MATERIAL PROVIDED.
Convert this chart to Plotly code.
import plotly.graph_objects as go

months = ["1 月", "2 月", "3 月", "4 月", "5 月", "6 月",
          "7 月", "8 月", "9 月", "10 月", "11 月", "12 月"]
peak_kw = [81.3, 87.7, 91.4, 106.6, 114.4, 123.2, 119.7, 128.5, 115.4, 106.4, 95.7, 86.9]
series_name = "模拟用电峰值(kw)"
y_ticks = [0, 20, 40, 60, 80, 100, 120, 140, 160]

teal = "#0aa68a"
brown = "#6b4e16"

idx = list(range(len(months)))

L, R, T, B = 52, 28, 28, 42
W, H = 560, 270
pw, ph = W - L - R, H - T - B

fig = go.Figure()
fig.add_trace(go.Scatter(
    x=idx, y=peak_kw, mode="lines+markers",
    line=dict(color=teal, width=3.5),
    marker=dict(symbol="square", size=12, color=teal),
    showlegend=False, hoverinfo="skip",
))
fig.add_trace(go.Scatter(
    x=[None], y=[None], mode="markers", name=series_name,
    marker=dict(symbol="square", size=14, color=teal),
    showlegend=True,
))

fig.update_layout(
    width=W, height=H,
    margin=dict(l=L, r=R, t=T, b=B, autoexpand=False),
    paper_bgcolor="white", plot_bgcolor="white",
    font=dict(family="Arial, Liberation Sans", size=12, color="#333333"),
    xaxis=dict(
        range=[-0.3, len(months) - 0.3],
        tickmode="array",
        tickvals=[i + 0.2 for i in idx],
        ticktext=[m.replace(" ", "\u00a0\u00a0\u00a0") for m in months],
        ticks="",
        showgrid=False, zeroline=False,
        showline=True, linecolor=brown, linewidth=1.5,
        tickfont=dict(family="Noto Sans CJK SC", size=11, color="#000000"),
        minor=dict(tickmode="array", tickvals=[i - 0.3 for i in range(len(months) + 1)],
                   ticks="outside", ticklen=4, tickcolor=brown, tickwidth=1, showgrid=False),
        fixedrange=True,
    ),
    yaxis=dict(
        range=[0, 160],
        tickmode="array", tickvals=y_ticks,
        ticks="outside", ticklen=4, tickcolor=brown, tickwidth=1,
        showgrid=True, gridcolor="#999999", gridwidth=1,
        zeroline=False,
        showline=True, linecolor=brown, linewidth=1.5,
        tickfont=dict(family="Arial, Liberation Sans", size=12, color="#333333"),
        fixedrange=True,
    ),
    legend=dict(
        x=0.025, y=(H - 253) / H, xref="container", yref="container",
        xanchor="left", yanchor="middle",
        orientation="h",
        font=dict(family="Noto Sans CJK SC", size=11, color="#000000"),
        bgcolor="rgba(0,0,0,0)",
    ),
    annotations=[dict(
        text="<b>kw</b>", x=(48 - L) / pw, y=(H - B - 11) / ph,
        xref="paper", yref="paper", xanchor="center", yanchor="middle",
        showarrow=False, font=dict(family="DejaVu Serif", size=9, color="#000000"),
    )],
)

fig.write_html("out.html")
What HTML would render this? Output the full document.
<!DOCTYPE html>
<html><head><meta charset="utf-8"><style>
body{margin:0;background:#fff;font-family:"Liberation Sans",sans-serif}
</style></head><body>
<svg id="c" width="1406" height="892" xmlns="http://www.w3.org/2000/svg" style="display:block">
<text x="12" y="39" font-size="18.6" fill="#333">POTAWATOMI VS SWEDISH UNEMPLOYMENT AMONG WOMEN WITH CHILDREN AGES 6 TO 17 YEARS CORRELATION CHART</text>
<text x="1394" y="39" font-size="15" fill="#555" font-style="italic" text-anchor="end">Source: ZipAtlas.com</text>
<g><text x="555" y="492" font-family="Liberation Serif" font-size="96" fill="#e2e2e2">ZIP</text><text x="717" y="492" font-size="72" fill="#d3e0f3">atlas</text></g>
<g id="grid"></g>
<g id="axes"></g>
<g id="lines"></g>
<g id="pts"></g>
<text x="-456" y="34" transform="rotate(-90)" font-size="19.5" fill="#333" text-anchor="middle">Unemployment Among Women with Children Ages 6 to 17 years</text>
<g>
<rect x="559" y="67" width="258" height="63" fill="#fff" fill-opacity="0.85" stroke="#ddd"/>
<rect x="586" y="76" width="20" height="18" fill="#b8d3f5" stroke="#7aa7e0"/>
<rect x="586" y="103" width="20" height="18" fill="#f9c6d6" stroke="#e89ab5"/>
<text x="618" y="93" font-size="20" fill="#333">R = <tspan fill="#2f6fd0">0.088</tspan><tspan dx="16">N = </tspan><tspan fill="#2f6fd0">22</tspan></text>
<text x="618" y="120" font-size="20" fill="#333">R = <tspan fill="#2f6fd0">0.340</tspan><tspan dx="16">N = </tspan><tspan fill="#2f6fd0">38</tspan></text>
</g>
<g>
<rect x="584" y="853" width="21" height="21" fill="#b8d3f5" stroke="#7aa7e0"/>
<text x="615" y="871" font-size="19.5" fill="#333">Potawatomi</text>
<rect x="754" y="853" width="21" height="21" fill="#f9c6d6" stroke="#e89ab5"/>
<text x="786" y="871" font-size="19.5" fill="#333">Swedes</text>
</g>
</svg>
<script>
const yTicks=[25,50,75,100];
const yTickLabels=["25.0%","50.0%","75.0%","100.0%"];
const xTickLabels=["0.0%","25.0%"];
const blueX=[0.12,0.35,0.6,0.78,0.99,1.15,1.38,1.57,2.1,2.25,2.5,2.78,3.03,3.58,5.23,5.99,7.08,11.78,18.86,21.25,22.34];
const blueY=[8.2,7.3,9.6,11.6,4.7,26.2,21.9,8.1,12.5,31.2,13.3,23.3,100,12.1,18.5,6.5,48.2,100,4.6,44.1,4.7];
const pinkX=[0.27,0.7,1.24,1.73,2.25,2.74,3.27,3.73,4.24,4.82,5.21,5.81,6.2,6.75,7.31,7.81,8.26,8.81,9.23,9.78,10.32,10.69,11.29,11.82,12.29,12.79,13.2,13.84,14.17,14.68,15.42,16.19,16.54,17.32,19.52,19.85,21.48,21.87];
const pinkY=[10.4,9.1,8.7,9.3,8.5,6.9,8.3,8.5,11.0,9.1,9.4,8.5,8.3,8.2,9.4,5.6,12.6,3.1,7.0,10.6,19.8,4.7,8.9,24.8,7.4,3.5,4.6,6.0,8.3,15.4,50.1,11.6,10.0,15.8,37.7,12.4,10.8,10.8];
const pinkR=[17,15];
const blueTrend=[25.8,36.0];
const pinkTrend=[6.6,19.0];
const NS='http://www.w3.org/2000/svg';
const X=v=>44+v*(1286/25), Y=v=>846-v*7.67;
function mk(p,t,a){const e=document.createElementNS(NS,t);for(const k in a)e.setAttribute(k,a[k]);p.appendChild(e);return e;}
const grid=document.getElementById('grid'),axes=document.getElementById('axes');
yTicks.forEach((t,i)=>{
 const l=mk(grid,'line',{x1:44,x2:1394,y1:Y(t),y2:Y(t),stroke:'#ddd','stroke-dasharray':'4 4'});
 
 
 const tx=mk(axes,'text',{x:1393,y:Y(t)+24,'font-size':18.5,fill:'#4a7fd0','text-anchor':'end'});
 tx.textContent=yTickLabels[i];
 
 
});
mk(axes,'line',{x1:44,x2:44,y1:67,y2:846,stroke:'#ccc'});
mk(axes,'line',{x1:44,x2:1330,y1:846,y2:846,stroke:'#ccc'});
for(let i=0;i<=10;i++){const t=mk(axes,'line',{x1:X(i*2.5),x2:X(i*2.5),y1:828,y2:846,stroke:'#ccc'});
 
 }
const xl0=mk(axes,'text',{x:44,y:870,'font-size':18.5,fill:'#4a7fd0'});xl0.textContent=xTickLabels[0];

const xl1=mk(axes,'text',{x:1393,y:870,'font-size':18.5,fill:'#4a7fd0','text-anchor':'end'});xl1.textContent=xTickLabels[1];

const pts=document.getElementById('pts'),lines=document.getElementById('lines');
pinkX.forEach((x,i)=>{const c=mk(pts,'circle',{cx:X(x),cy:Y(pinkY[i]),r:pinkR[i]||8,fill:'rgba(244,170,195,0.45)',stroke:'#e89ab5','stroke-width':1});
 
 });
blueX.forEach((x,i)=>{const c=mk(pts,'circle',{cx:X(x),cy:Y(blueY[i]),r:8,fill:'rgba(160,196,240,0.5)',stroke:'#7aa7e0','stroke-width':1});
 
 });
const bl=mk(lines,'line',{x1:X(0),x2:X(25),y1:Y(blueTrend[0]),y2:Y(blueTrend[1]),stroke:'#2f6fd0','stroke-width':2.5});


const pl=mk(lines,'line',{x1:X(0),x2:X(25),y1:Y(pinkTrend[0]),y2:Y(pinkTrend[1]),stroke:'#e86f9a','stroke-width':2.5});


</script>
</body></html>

TASK DIRECTIONS. Your answer should be exactly the lines of the data above, from the first through the line containing "pw, ph = W - L - R, H - T - B".

TASK RESULT.
Convert this chart to Plotly code.
import plotly.graph_objects as go

months = ["1 月", "2 月", "3 月", "4 月", "5 月", "6 月",
          "7 月", "8 月", "9 月", "10 月", "11 月", "12 月"]
peak_kw = [81.3, 87.7, 91.4, 106.6, 114.4, 123.2, 119.7, 128.5, 115.4, 106.4, 95.7, 86.9]
series_name = "模拟用电峰值(kw)"
y_ticks = [0, 20, 40, 60, 80, 100, 120, 140, 160]

teal = "#0aa68a"
brown = "#6b4e16"

idx = list(range(len(months)))

L, R, T, B = 52, 28, 28, 42
W, H = 560, 270
pw, ph = W - L - R, H - T - B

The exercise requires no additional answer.